The crane stands directly on the marble table surface with no riser. The table is the riser. The pergola canopy is the frame. Nothing else is needed above table level because the architecture above is already providing the vertical drama.
The Champagne Tower Outside

A champagne tower outdoors requires one practical consideration that an indoor setup does not: level ground. Stone pavers are the ideal surface because they are stable, flat, and formal enough to match the register of the setup. A tower on grass or an uneven deck is a liability. Under a pergola on stone, it is the arrival moment the party deserves.
The outdoor tower is three tiers — three coupes on the base, two above, one on top. This is more intimate than the indoor six-tier tower and more appropriate for a garden party setting where guests are moving through the space rather than gathered around a single table.

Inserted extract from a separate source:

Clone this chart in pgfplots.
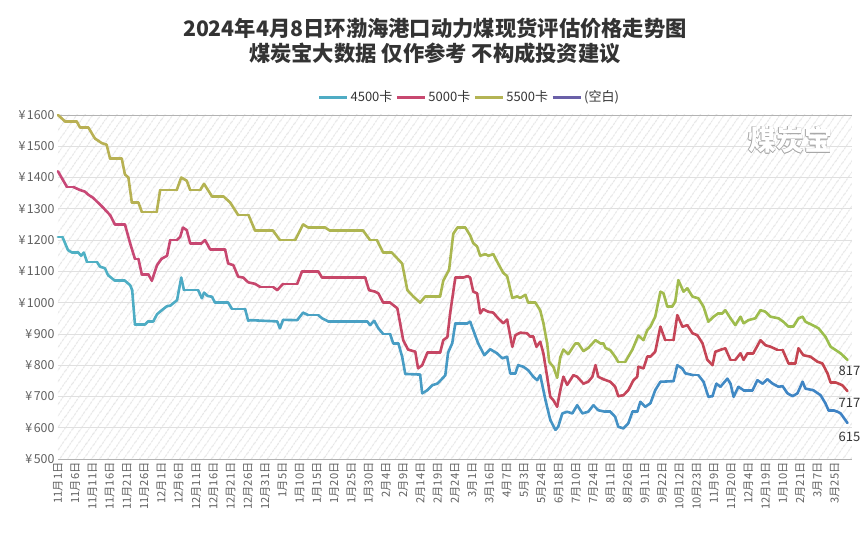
\documentclass[border=0pt]{standalone}
\usepackage{pgfplots}
\pgfplotsset{compat=1.18}
\usepackage{fontspec}
\setmainfont{Noto Sans CJK SC}
\usetikzlibrary{patterns.meta}
\definecolor{cA}{RGB}{79,172,196}
\definecolor{cB}{RGB}{200,72,112}
\definecolor{cC}{RGB}{180,180,84}
\definecolor{cD}{RGB}{106,96,168}
\definecolor{gridc}{RGB}{224,224,224}
\definecolor{hatch}{RGB}{230,230,230}
\definecolor{txt}{RGB}{51,51,51}
\definecolor{tick}{RGB}{96,96,96}
\pgfplotsset{
  colormap={cmA}{rgb255=(80,178,196) rgb255=(62,130,196)},
  colormap={cmB}{rgb255=(200,72,120) rgb255=(196,68,78)},
  colormap={cmC}{rgb255=(186,176,84) rgb255=(154,190,76)},
}
\tikzset{wm/.style={font=\fontsize{28}{28}\selectfont\bfseries, text=black!35}}
\begin{document}
\begin{tikzpicture}
\begin{axis}[
  scale only axis, width=794pt, height=344pt,
  xmin=0, xmax=230, ymin=500, ymax=1600,
  ytick={500,600,...,1600},
  /pgf/number format/assume math mode=true,
  /pgf/number format/1000 sep={},
  yticklabel={¥\hspace{1.5pt}\pgfmathprintnumber{\tick}},
  y tick label style={font=\fontsize{12.4}{13}\selectfont, text=tick},
  xtick={0,5,...,225},
  xticklabels={11月1日,11月6日,11月11日,11月16日,11月21日,11月26日,12月1日,12月6日,12月11日,12月16日,12月21日,12月26日,12月31日,1月5日,1月10日,1月15日,1月20日,1月25日,1月30日,2月4日,2月9日,2月14日,2月19日,2月24日,3月1日,3月16日,4月7日,5月3日,5月24日,6月18日,7月10日,7月24日,8月11日,8月26日,9月11日,9月22日,10月12日,10月23日,11月9日,11月20日,12月4日,12月19日,1月10日,2月21日,3月7日,3月25日},
  x tick label style={rotate=90, anchor=east, font=\fontsize{11.2}{11.2}\selectfont, text=tick},
  major tick length=0pt,
  ymajorgrids, grid style={draw=gridc, line width=0.8pt},
  separate axis lines,
  x axis line style={draw=gridc!80!black, line width=0.8pt},
  y axis line style={draw=none},
  axis background/.style={pattern={Lines[angle=55,distance=6.5pt,line width=1.1pt]}, pattern color=hatch},
  clip=false,
  point meta min=0, point meta max=229,
  legend columns=4,
  legend style={draw=none, fill=none, at={(0.518,1.052)}, anchor=center,
    font=\fontsize{13}{13}\selectfont, text=txt,
    /tikz/every even column/.append style={column sep=1pt}},
  legend image code/.code={\draw[#1, line width=3pt] (0pt,0pt) -- (28pt,0pt);},
]
% 4500
\addplot[mesh, colormap name=cmA, point meta=x, line width=2.6pt, line cap=round, line join=round, forget plot] table {
0 1210
1.3 1210
2.9 1168
4.1 1160
5.9 1160
6.7 1150
7.5 1160
8.4 1130
11.3 1130
12.2 1115
13.6 1110
14.5 1088
16.5 1070
19.4 1070
20.9 1056
21.5 1040
22.3 930
25.2 930
26.1 940
27.6 940
28.7 963
30.1 976
31.6 989
32.5 990
34.5 1008
35.7 1080
36.5 1040
40.6 1040
41.7 1014
42.3 1032
43.4 1021
44.6 1019
45.5 1000
49.3 1000
50.4 980
54.2 980
55.1 942
55.7 944
63.5 940
64.3 918
65.2 945
69.3 944
71 968
72.5 960
75.4 960
76.5 950
78.3 940
89.6 940
90.4 928
91.6 942
92.8 918
94.2 900
96.2 900
97.1 870
98.6 870
99.7 827
100.6 772
104.9 770
105.5 710
107 720
108.4 736
109.9 741
111.3 757
112.2 768
113 840
114.2 870
115.1 934
118.6 934
119.4 939
120.3 912
121.7 870
123.5 832
125.2 851
127.2 838
128.7 822
130.1 827
131 774
132.5 774
133.3 800
134.8 795
136.2 784
137.7 763
138.8 752
139.7 768
141.2 689
142.6 625
144.1 593
144.9 603
146.1 646
147.5 651
149 646
150.4 672
151.9 646
153.6 651
155.1 672
156.5 656
158.6 651
160 651
161.4 635
162.3 603
163.8 598
165.2 614
166.4 651
167.8 651
168.7 683
170.1 667
171.6 678
173 720
174.5 747
178.3 749
179.4 800
180.9 789
181.7 774
184.1 768
185.5 768
187 747
188.4 699
189.6 701
190.7 741
191.9 731
193.9 757
194.8 741
195.7 699
197.1 731
198.6 720
201.2 720
202.6 752
204.1 741
205.5 755
207 741
208.7 731
209.9 733
211.3 710
212.8 701
214.2 710
215.7 747
216.5 725
218.8 720
220.9 704
222.3 678
223.2 656
224.6 656
225.8 651
226.7 646
228.7 615
};
% 5000
\addplot[mesh, colormap name=cmB, point meta=x, line width=2.6pt, line cap=round, line join=round, forget plot] table {
0 1420
1.3 1395
2.6 1370
4.4 1370
6.4 1360
7.8 1355
8.8 1345
10.2 1335
12.8 1307
15.1 1280
16.5 1250
19.4 1250
20.9 1190
22.3 1140
23.3 1140
24.3 1090
26.2 1090
27.2 1070
28.7 1120
30 1140
31.6 1150
32.5 1200
34.4 1200
35.4 1210
36.2 1240
37.3 1232
38.3 1190
41.6 1190
42.6 1200
44.1 1170
48.4 1170
49.3 1125
50.8 1120
52.2 1083
53.7 1080
55.1 1065
57.1 1060
58.6 1050
62.3 1050
63.5 1040
65.2 1060
69.3 1060
70.7 1100
75.4 1100
76.5 1080
89 1080
90.1 1040
91.9 1035
92.8 1030
94.2 1000
96.2 1000
98.3 982
99.1 935
100 880
101.4 850
103.5 843
104.3 790
105.5 800
107 840
110.7 840
111.6 880
112.8 890
113.6 966
115.1 1080
117.4 1080
118.6 1085
119.4 1080
120.3 1035
121.4 1030
122.3 966
123.2 979
124.6 971
126.1 968
127.5 950
129 934
130.1 946
131.6 859
132.5 896
133.9 904
135.9 902
136.8 891
137.7 891
138.6 859
139.7 875
140.6 838
141.7 763
142.6 699
143.5 688
144.6 667
145.5 720
146.4 763
147.5 737
149.3 768
150.4 763
152.2 741
153.6 747
154.8 763
155.7 800
156.5 763
158 755
160 747
161.4 731
162.3 701
163.8 704
165.2 720
166.7 752
167.8 763
168.1 795
169.6 790
170.7 827
171.6 827
173 843
174.5 923
175.9 880
178.3 880
179.4 960
180.9 923
182.3 928
183.8 902
185.2 896
186.7 870
188.1 817
189.6 800
190.4 843
191.9 849
193.3 854
194.8 817
196.2 817
197.7 838
198.6 817
199.7 838
201.4 838
203.5 880
204.9 864
206.4 859
208.4 849
209.9 849
211.6 806
213.6 806
214.5 854
215.9 832
218 827
220 811
221.4 806
222.9 774
223.8 745
225.2 745
227.2 736
228.7 717
};
% 5500
\addplot[mesh, colormap name=cmC, point meta=x, line width=2.6pt, line cap=round, line join=round, forget plot] table {
0 1600
1 1590
2 1580
5.4 1580
6.4 1560
8.8 1560
10.7 1525
12.7 1510
14.1 1505
15.1 1460
18.5 1460
19.4 1410
20.4 1400
21.4 1320
23.3 1320
24.3 1290
28.6 1290
29.6 1360
34.4 1360
35.7 1400
37.3 1390
38.3 1360
41.2 1360
42.3 1380
44.6 1340
47.9 1340
49.9 1320
52.2 1280
55.2 1280
57.1 1230
62.3 1230
64.3 1200
68.7 1200
71 1250
72.5 1240
77.4 1240
78.8 1230
88.4 1230
90.4 1200
92.4 1200
94.2 1160
96.7 1160
99.7 1125
101.2 1040
102.9 1020
104.9 1000
106.4 1020
110.7 1020
111.6 1070
113.3 1105
114.5 1220
115.7 1240
118 1240
119.4 1215
120.3 1190
121.4 1180
122.3 1150
123.8 1155
124.7 1150
126.1 1155
127.5 1125
129 1095
130.1 1085
131.6 1015
133 1020
133.9 1015
135.4 1025
136.2 1000
138.3 1000
139.7 975
140.6 935
141.7 870
142.3 810
143.5 795
144.6 760
145.5 825
146.4 850
147.8 835
149.9 870
150.7 870
152.2 845
153.6 855
155.7 880
157.1 870
158 870
158.6 855
160 848
161.4 827
162.3 810
164.3 810
166.4 850
168.1 895
169.6 880
170.7 912
171.6 923
173 955
174.5 1035
175.4 1030
176.5 987
177.9 987
178.8 1003
179.7 1072
181.2 1035
182.3 1046
183.8 1019
185.5 1014
187 987
188.4 939
189.9 955
191.3 966
192.5 966
193.3 976
194.8 950
196.2 928
197.7 955
198.6 934
200 944
202 950
203.5 976
204.9 971
206.4 955
208.7 950
210.1 939
211.6 923
213 923
214.5 950
215.7 955
216.5 939
218.6 928
220.3 918
222.3 891
223.8 859
225.2 849
226.7 838
228.7 817
};
\addlegendimage{color=cA}\addlegendentry{4500卡}
\addlegendimage{color=cB}\addlegendentry{5000卡}
\addlegendimage{color=cC}\addlegendentry{5500卡}
\addlegendimage{color=cD}\addlegendentry{(空白)}
% end labels
\node[anchor=north, xshift=2pt, yshift=-3pt, font=\fontsize{13}{13}\selectfont, text=txt] at (axis cs:228.7,817) {817};
\node[anchor=north, xshift=2pt, yshift=-4pt, font=\fontsize{13}{13}\selectfont, text=txt] at (axis cs:228.7,717) {717};
\node[anchor=north, xshift=2pt, yshift=-5pt, font=\fontsize{13}{13}\selectfont, text=txt] at (axis cs:228.7,615) {615};
% watermark
\node[wm, xshift=-0.6pt] at (axis description cs:0.922,0.927) {煤炭宝};
\node[wm, xshift=0.6pt] at (axis description cs:0.922,0.927) {煤炭宝};
\node[wm, yshift=0.6pt] at (axis description cs:0.922,0.927) {煤炭宝};
\node[wm, yshift=-0.6pt] at (axis description cs:0.922,0.927) {煤炭宝};
\node[wm, xshift=0.9pt, yshift=-0.9pt] at (axis description cs:0.922,0.927) {煤炭宝};
\node[font=\fontsize{28}{28}\selectfont\bfseries, text=white] at (axis description cs:0.922,0.927) {煤炭宝};
% titles
\node[font=\fontsize{21.3}{23}\selectfont\bfseries, text=txt] at (axis description cs:0.4748,1.2529) {2024年4月8日环渤海港口动力煤现货评估价格走势图};
\node[font=\fontsize{21.3}{23}\selectfont\bfseries, text=txt] at (axis description cs:0.4748,1.1802) {煤炭宝大数据 仅作参考 不构成投资建议};
\path (axis description cs:-0.073,-0.2355) rectangle (axis description cs:1.0189,1.3343);
\end{axis}
\end{tikzpicture}
\end{document}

Pearl orbs cluster at the base of the tower on the black lacquer tray, grounding the crystal and providing the opalescent surface note that connects the tower visually to the capiz shell trays on either side.
The pour happens once, at the moment guests arrive. After that, guests serve themselves directly from the chillers. The tower remains as a sculptural element for the rest of the afternoon — which is exactly what Fitzgerald’s parties were actually like. The spectacle happened at the beginning. The rest of the evening was the conversation.
The Caviar Service Outdoors

Serving caviar at an outdoor party is a statement that requires no explanation to guests. It announces a standard without saying a word about it. The capiz shell tray elevated on the white marble table surface provides the right platform — the opalescent mosaic surface connects visually to the pearl orbs and the cut crystal, and the tray contains the service so the caviar chiller, the mother-of-pearl spoons, and the pearl orbs read as a composed vignette rather than scattered elements.
Mother-of-pearl spoons are not optional here. Metal reacts with caviar and corrupts the flavor — this is the practical fact behind what looks like an aesthetic choice. The spoons are laid flat in a fan arrangement on the tray rather than standing upright, which keeps the profile low and lets the caviar chiller remain the visual focus of the station.
If caviar is outside the budget for the party itself, the same chiller and the same tray work beautifully with shrimp cocktail or oysters on crushed ice. The mother-of-pearl spoons become the detail that guests photograph regardless of what they are serving. The capiz tray becomes the story. The setup holds at any price point because the objects are doing the work, not the ingredient.
What This Is Not
It is worth being direct about the distinction. This outdoor Gatsby party setup shares a keyword with balloon arches, feather centerpieces, black and gold plastic tableware, and printable party games. Those things are not wrong — they are simply solving a different problem. They are making a theme legible. This setup is not trying to make a theme legible. It is trying to make a mood inhabitable.
The guests at this party will not feel like they are at a Gatsby-themed event. They will feel like they are at a very good garden party that happens to have a brass crane on the table and champagne in crystal coupes under a sunburst pergola. That feeling — of being somewhere considered, somewhere that required thought and restraint — is what Fitzgerald was actually writing about. The parties in the novel were not fun because they were decorated. They were memorable because they were composed.
That is the standard worth reaching for. Not the most Gatsby-looking party, but the best one.